Toutes proportions gardées et toutes réflexions faites, je me tiens aux côtés de Lévy comme Épictète sous le nom de Sénèque. Pour le dire plus crûment, aucun de nous n’a exigé de l’autre qu’il retourne ses poches pour savoir ce qu’il avait dans le ventre. La fortune est un accident, et la nature d’un être n’est pas discernable à travers les rhapsodies qui trimballeront son existence. Je demande donc au piètre profileur qu’il ne m’insulte pas en projetant sur moi ses propres fixations. Je ne suis pas un hater. Ma langue n’est pas celle d’un hater. Je ne médis pas contrairement au laid preux qui a l’outrecuidance de me taxer de malveillance. Je ne m’écrie pas pour me décrire. Mon flot est un flux. Il ne ressemble en rien au râpage incontrôlé de l’éjaculatueur précoce. Les principes que j’essaie d’éclaircir avant que de prétendre en observer les transpositions exécutables ne m’appartiennent pas. Cela explique plausiblement que je ne les garde pas pour moi.
P.-S(chit). : Si la pensée ne s’encombre pas des détournements auxquels elle se prête, sa précision éventuelle ne souffre pas la rectification.
La droite se trompe et se trahit quand elle accuse l’exécutif, sous le vaseux prétexte qu’il est en son pouvoir de sauver l’officier Fillon, d’être le responsable du boulevard et des ruines qu’elle a causées toute seule, comme une grande, à la République, au profit du Parti national-révolutionnaire. Bien au contraire, Trumpette retentirait de plus belle sous le divin effet de surprise que représenterait pour elle un cas désespérant, et donc inespéré, de solidarité des corrompus. Le renoncement s’impose chez les gaullistes dont l’électorat petit bourgeois se sent d’autant plus lésé qu’il n’a pas rien à perdre là où est ébranlée sa foi dans l’abolition des privilèges. Pour ceux qui s’étonneraient encore que les affaires visant Le Pen ne pèsent pas davantage sur les intentions de vote de l’électorat frontiste, l’heure est peut-être venue de prendre la mesure de la distance qui sépare les systèmes de valeurs à partir desquels sont évaluées les qualités ou disqualités permutantes des bien nommés États de droit et de non-droit.
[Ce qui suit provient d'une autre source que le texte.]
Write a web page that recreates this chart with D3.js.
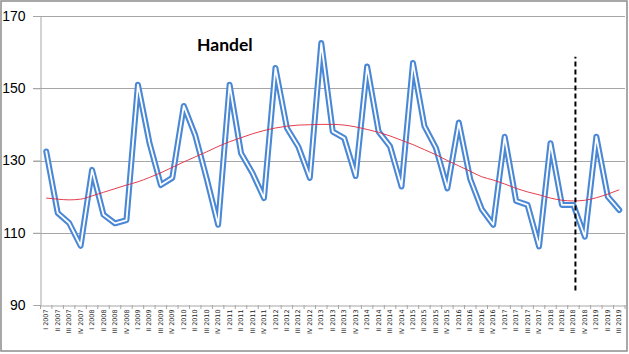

Le mariniste ne condamne pas sa sainte guerrière dès l’instant que celle-ci n’a fait, de son point de vue, que reprendre le bien des Français aux voleurs de Bruxelles, ces brigands pro-migrants, ces chieurs du XXe siècle qui prônent le renforcement du couple franco-allemand en réponse aux provocations du maître-chanteur de Washington. D’où la nécessité quasi-vitale pour une démocratie de la présence d’une droite droit-de-l’hommiste face à la gauche antitotalitaire.
Notre absence angoissante de contours dans la conscience énucléée des peuples, à savoir que la présence d’intellectuels au pedigree irréprochable aurait fait chuter de trente points le score du malheureux perdant de la primaire frondeuse, cette défaite finalement pas si étrange d’un suprématisme utopien qui, au-devant du suprémacisme (couleur au choix), va se vautrer dans la quatrième dimension des universaux dépourvus de versants, la tenue de camouflage qui nous est imposée dès lors que nous avons l’outrecuidance de réclamer notre droit de fouler le mont où nos ancêtres officiaient, il y a trois mille ans, dans l’enceinte d’un temple consacré à un Dieu qui ne Se laisse posséder par personne, ces évidences vertigineuses nous obligent à prendre soin des nôtres, j’entends par là de tous ceux qui ne nous considèrent pas comme n’étant pas des leurs.